Policy Friction Raises the Stakes

Macro policy is not a sideshow. High interest rates have cooled interest-sensitive sectors, volatile trade policy under President Donald Trump has added uncertainty for exporters and supply chains, and tighter immigration enforcement has constrained labor supply. That combination lowers the number of monthly jobs needed to hold unemployment steady, helping keep the jobless rate near 4.4 percent even as hiring slows. It also seeds dispersion. Existing workers look secure, but new entrants — especially younger job seekers — face fewer openings and more AI-driven screening. For markets, this means aggregate wages can moderate while productivity nudges higher, a mix that flatters margins but complicates the soft-landing narrative. If immigration stays tight and automation accelerates, headline payroll growth could disappoint without signaling imminent recession.

What to Watch in the Jobs Report

Three lines will drive the tape. First, the headline nonfarm payrolls number versus the roughly 75,000 consensus and any material revisions to prior months or to 2025 benchmarks. Second, the unemployment rate and participation. A tick up in joblessness alongside steady participation would confirm slack is building. Third, average hourly earnings and average weekly hours. Wage growth cooling and hours steady is the sweet spot for a dovish Fed and an equity-friendly glide path. Hours slipping and wages firming would be the worst of both worlds. Beyond the BLS tables, guidance from companies with new quarter updates will matter. If management teams echo a slower hiring cadence while holding capex for AI and efficiency, the market’s current bet — growth with fewer jobs, rates lower later — will feel stickier.
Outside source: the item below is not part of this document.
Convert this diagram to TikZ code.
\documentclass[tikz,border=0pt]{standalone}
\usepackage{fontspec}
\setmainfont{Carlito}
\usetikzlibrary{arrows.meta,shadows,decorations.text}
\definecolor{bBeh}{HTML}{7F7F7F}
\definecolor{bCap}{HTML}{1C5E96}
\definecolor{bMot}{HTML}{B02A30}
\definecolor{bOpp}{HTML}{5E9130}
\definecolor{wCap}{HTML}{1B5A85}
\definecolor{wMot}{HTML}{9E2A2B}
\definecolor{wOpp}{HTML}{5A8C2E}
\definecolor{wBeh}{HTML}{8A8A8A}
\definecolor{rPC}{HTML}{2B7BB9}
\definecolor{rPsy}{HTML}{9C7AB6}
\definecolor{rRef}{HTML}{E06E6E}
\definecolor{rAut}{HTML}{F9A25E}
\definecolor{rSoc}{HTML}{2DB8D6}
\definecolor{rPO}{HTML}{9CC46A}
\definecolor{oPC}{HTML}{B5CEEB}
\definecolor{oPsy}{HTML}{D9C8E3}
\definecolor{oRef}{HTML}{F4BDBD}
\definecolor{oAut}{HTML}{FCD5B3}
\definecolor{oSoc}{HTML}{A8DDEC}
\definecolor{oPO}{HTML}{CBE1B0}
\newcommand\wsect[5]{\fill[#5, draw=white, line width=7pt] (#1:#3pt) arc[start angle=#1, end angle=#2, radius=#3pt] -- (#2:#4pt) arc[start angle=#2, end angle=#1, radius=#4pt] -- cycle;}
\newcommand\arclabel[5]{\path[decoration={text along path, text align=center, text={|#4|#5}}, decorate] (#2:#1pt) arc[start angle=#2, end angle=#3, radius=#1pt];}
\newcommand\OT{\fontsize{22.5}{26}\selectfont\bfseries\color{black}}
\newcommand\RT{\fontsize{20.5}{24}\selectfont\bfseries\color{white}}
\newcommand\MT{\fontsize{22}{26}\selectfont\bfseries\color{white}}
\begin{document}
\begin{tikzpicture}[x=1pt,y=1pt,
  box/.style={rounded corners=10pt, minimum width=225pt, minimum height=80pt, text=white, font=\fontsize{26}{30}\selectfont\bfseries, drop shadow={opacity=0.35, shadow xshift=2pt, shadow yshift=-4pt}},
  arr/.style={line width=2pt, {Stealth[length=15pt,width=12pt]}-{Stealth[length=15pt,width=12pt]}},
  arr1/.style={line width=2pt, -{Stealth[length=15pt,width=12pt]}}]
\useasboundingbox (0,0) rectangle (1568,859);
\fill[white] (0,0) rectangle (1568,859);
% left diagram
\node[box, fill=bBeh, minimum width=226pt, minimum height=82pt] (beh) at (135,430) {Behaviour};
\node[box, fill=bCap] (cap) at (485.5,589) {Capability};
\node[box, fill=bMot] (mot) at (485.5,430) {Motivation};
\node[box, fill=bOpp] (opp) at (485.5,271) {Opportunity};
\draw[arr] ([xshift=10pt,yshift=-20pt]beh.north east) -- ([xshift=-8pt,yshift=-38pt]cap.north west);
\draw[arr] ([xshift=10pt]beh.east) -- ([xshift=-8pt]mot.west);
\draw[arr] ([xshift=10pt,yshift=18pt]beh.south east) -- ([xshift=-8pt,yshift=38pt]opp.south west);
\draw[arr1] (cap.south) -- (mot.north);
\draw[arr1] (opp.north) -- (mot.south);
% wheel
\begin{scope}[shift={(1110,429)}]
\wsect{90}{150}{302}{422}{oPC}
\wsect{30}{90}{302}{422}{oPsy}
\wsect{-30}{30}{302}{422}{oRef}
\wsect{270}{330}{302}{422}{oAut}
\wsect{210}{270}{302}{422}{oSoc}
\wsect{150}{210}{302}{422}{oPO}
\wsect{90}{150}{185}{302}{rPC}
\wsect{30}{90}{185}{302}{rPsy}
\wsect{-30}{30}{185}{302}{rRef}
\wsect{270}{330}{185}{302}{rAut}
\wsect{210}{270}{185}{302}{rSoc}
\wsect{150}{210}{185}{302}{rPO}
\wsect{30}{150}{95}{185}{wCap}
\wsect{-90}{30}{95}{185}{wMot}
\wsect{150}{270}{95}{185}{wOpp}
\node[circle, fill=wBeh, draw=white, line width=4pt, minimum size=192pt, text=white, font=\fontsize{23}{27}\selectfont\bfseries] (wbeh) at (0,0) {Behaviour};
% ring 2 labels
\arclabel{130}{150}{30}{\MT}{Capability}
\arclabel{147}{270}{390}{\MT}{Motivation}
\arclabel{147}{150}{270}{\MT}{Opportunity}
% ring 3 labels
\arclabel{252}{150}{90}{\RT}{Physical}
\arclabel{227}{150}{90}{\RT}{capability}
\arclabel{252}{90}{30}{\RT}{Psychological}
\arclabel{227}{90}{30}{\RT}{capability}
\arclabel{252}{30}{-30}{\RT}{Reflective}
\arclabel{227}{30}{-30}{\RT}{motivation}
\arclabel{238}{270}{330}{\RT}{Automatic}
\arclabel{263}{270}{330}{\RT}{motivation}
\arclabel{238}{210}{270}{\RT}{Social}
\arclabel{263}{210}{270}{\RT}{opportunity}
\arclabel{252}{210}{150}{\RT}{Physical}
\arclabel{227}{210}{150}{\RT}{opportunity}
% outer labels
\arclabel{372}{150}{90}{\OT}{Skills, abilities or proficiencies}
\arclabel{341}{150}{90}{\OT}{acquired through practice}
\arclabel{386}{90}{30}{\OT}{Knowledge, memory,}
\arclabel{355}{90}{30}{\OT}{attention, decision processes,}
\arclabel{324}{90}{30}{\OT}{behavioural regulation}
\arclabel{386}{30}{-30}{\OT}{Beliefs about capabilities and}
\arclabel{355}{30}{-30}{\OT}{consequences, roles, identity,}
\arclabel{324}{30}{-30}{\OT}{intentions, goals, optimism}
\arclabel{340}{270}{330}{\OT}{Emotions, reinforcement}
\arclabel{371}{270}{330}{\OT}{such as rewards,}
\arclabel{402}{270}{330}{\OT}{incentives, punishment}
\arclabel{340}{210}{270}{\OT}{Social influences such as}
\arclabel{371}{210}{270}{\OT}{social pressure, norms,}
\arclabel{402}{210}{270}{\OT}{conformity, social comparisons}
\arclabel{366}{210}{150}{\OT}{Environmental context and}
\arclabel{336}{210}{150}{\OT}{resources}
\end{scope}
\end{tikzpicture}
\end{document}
The Trade-Off Equity Bulls Are Making

The rally into the jobs report is a wager that slower hiring is just soft enough to unlock Fed cuts without undercutting earnings. The dollar’s slide and the bid for quality growth say that is still the dominant view. The risk is revision shock or a wage surprise that re-steepens the inflation path and tightens financial conditions into spring. For now, traders are defaulting to the simplest read: soft labor, softer dollar, stronger stocks. The next print will test how far that can run.